“I want Nikki Freeman to love me more than anything,” exclaims Bear (Michael Johnston), the young man at the center of Curry Barker’s Obsession, in a fit of thwarted romantic frustration. After failing to elucidate his true feelings to his co-worker Nickki (Inde Navarrette), Bear turns to the film’s version of a monkey paw, a cursed novelty toy called “One Wish Willow,” as a shortcut to an ultimate endgame with his crush. But he learns the hard way that precision of language means everything when it comes to matters of the heart.
Nikki’s initial reciprocation of Bear’s affection starts gently enough for the self-imagined nice guy to believe the kindling of their flame is his own doing, not the result of some fantastical totem. He’s happy to take advantage of the benefits from her single-minded doting without questioning their source. Yet their honeymoon stage quickly gives way to something more sinister. Nikki morphs into a starry-eyed partner who would put any “tradwife” fantasy to shame with the increasingly drastic measures she takes to fulfill her newly programmed directive.
Were it not for its supernatural elements, Obsession could easily function as a straightforward relationship drama about Gen Z young adults navigating the challenges of communication around desire. How easily the tension in a scene would dissipate if the characters—particularly the men—would just have the conviction to express what they want without fear becomes a persistent undercurrent in the narrative. Both Bear and his chummy colleague Ian (Cooper Tomlinson) tiptoe tentatively through their conversations with women, hyperaware that they’re traversing a minefield of consent that could detonate with one wrong move.
Barker makes this fear of transgressing invisible boundaries as terrifying as any jump scare or gushing gore in Obsession. The filmmaker likes to linger in the discomfort of dead air in any tête-à-tête, drawing out long takes rife with ambiguity until they become unbearable. Barker proves just as keen to break the uncertainty with a laugh or a scream, which is sure to make you feel Bear’s sense of discombobulation all the more acutely.
Obsession’s shifts between genre registers become both less frequent and agile as the consequences of Bear’s hastily worded wish pile up. As Nikki’s tightening grip over Bear’s attention and time grows spookier, Barker’s film follows suit by finding less humor in her antics. Navarette pushes her performance to unhinged extremes as Nikki’s deranged displays of devotion spill over from private moments with Bear into the public eye.
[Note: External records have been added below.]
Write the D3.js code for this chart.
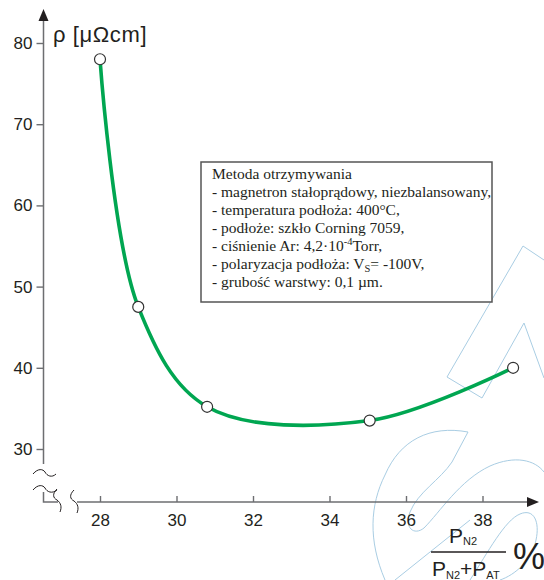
<!DOCTYPE html>
<html>
<head>
<meta charset="utf-8">
<script src="https://cdn.jsdelivr.net/npm/d3@7"></script>
<style>
  body { margin: 0; background: #fff; }
  svg { display: block; }
  .tick text { font-family: "Liberation Sans", Arial, sans-serif; font-size: 17px; fill: #231f20; }
  .tick line { stroke: #6d6e71; stroke-width: 1.4; }
</style>
</head>
<body>
<div id="chart"></div>
<script>
// data
var xs = [28.0, 29.0, 30.8, 35.05, 38.8];      // PN2/(PN2+PAr) %
var rho = [78.0, 47.5, 35.2, 33.5, 40.0];      // resistivity, µΩcm
var xTicks = [28, 30, 32, 34, 36, 38];
var yTicks = [30, 40, 50, 60, 70, 80];
var legendLines = [
  "Metoda otrzymywania",
  "- magnetron stałoprądowy, niezbalansowany,",
  "- temperatura podłoża: 400°C,",
  "- podłoże: szkło Corning 7059,",
  "- ciśnienie Ar: 4,2·10^{-4}Torr,",
  "- polaryzacja podłoża: V_{S}= -100V,",
  "- grubość warstwy: 0,1 µm."
];

var W = 544, H = 580;
var axisCol = "#6d6e71", ink = "#231f20", green = "#00a651";

var svg = d3.select("#chart").append("svg")
    .attr("width", W).attr("height", H);

// scales
var x = d3.scaleLinear().domain([28, 38]).range([100, 482.5]);
var y = d3.scaleLinear().domain([30, 80]).range([449, 43]);
var x0 = 43.5, y0 = 502;

// faint logo in the background
var wm = svg.append("g").attr("fill", "none").attr("stroke", "#a9cde3").attr("stroke-width", 1);
wm.append("path").attr("d", "M544,260 L523,246 L447,377 L482,398 L524,323 L544,378");
wm.append("path").attr("d", "M468,432 L452,462 C440,480 418,492 410,512 C404,528 414,536 424,528 C440,512 460,480 490,466 C515,455 535,460 544,472");
wm.append("path").attr("d", "M468,432 C430,425 400,440 385,475 C370,505 368,540 385,580");
wm.append("path").attr("d", "M470,580 C488,552 505,520 520,514 C534,508 540,522 536,540 C532,560 515,575 500,580");
wm.append("path").attr("d", "M395,580 C420,560 445,540 470,520");

// axes lines
var ax = svg.append("g").attr("stroke", axisCol).attr("stroke-width", 1.5).attr("fill", "none");
ax.append("line").attr("x1", x0).attr("x2", x0).attr("y1", 20).attr("y2", 464);
ax.append("polyline").attr("points", [[x0, 492], [x0, y0], [58, y0]].join(" "));
ax.append("line").attr("x1", 77).attr("x2", 528).attr("y1", y0).attr("y2", y0);
svg.append("path").attr("fill", ink)
  .attr("d", "M" + x0 + ",9 L" + (x0 - 5) + ",21 L" + (x0 + 5) + ",21 Z");
svg.append("path").attr("fill", ink)
  .attr("d", "M539," + y0 + " L527," + (y0 - 5) + " L527," + (y0 + 5) + " Z");

// axis break marks
var br = svg.append("g").attr("stroke", ink).attr("stroke-width", 1).attr("fill", "none");
br.append("path").attr("d", "M33,474 C38,468 43,469 45,472 C47,476 52,478 56,474");
br.append("path").attr("d", "M33,490 C38,484 43,485 45,488 C47,492 52,494 57,490");
br.append("path").attr("d", "M57,489 C52,494 53,498 57,500 C61,503 62,507 60,512");
br.append("path").attr("d", "M74,490 C69,495 70,499 74,501 C78,504 79,508 77,513");

// ticks
svg.append("g").attr("transform", "translate(0," + y0 + ")")
  .call(d3.axisBottom(x).tickValues(xTicks).tickSize(-6).tickPadding(12))
  .call(function(g) { g.select(".domain").remove(); });
svg.append("g").attr("transform", "translate(" + x0 + ",0)")
  .call(d3.axisLeft(y).tickValues(yTicks).tickSize(7).tickPadding(4))
  .call(function(g) { g.select(".domain").remove(); });

// y title
svg.append("text").attr("x", 53).attr("y", 42)
  .attr("font-family", "Liberation Sans, Arial, sans-serif").attr("font-size", 22)
  .attr("letter-spacing", 0.6).attr("fill", ink).text("ρ [μΩcm]");

// curve
var pts = xs.map(function(v, i) { return [v, rho[i]]; });
var line = d3.line()
  .x(function(d) { return x(d[0]); })
  .y(function(d) { return y(d[1]); })
  .curve(d3.curveCatmullRom.alpha(0.5));
svg.append("path").attr("d", line(pts))
  .attr("fill", "none").attr("stroke", green).attr("stroke-width", 3.6);
svg.selectAll("circle.pt").data(pts).enter().append("circle")
  .attr("class", "pt")
  .attr("cx", function(d) { return x(d[0]); })
  .attr("cy", function(d) { return y(d[1]); })
  .attr("r", 5.5).attr("fill", "#fff").attr("stroke", "#333").attr("stroke-width", 1.2);

// legend box
svg.append("rect").attr("x", 201).attr("y", 162).attr("width", 291).attr("height", 140)
  .attr("fill", "#fff").attr("stroke", "#555").attr("stroke-width", 1.5);
var lg = svg.append("text").attr("font-family", "Liberation Serif, Times New Roman, serif")
  .attr("font-size", 15.5).attr("fill", ink);
legendLines.forEach(function(s, i) {
  var t = lg.append("tspan").attr("x", 212).attr("y", 179 + i * 18);
  var parts = s.split(/(\^\{[^}]*\}|_\{[^}]*\})/);
  var back = 0;
  parts.forEach(function(p) {
    if (!p) return;
    if (p[0] === "^") {
      t.append("tspan").attr("font-size", 10.5).attr("dy", -6).text(p.slice(2, -1));
      back = 6;
    } else if (p[0] === "_") {
      t.append("tspan").attr("font-size", 10.5).attr("dy", 3).text(p.slice(2, -1));
      back = -3;
    } else {
      t.append("tspan").attr("dy", back).text(p);
      back = 0;
    }
  });
});

// x title (fraction)
var ff = "Liberation Sans, Arial, sans-serif";
var num = svg.append("text").attr("font-family", ff).attr("fill", ink)
  .attr("x", 449).attr("y", 543).attr("font-size", 21);
num.append("tspan").text("P");
num.append("tspan").attr("font-size", 11).attr("dy", 2).text("N2");
svg.append("line").attr("x1", 431).attr("x2", 506).attr("y1", 552).attr("y2", 552)
  .attr("stroke", ink).attr("stroke-width", 1.3);
var den = svg.append("text").attr("font-family", ff).attr("fill", ink)
  .attr("x", 432).attr("y", 576).attr("font-size", 21);
den.append("tspan").text("P");
den.append("tspan").attr("font-size", 11).attr("dy", 3).text("N2");
den.append("tspan").attr("dy", -3).text("+P");
den.append("tspan").attr("font-size", 11).attr("dy", 3).text("AT");
svg.append("text").attr("font-family", ff).attr("fill", ink)
  .attr("x", 513).attr("y", 569).attr("font-size", 36).text("%");
</script>
</body>
</html>
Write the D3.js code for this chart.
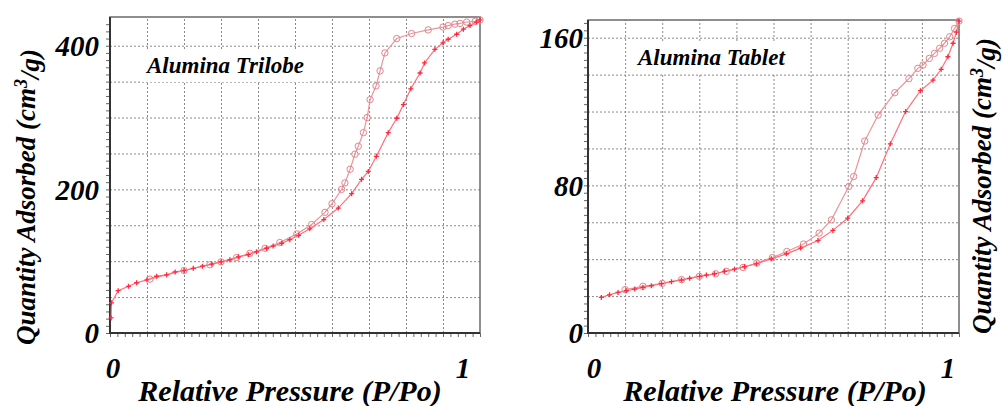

Once Nikki leaves little room for misunderstanding what she wants and how far she will go to get it, Obsession loses the thrill it previously derived from the opacity of characters’ interactions.
As Nikki moves from merely possessive to downright possessed, the film buckles a bit under the weight of her exaggerated caricature. In a film about the nebulous vagaries of communication, it does feel slightly incongruous for Barker to assert so clearly what Obsession is in its third act: a folk horror tale wrapped around the acidic core of a break-up movie. The finale spares no one as Nikki’s cuckoo, clingy behavior forces Bear, Ian, and fellow officemate Sarah (Megan Lawless) to untangle a web of lusty entanglement between the quartet of co-workers.
What Obsession lacks in precision, though, it makes up for in irreverent playfulness. Barker remains resolute in pushing his maximalist sensibility ever further as the film proceeds, undaunted by seeming gaudy or gross as the gore begins to splash across the screen. Obsession’s big set-piece sequences are as chilling in their effect as they are confident in their execution.
No less effective is the ending, which positions the film as a cautionary tale about the perils of one-sided attraction in a relationship. It might seem easier to wish for change in someone else rather than in one’s own self to forge an amorous connection. But Obsession demonstrates that any love whose existence relies on conjuring an imaginary partner, much less one who lacks agency in their affection, is on track to be a horror story rather than a romance.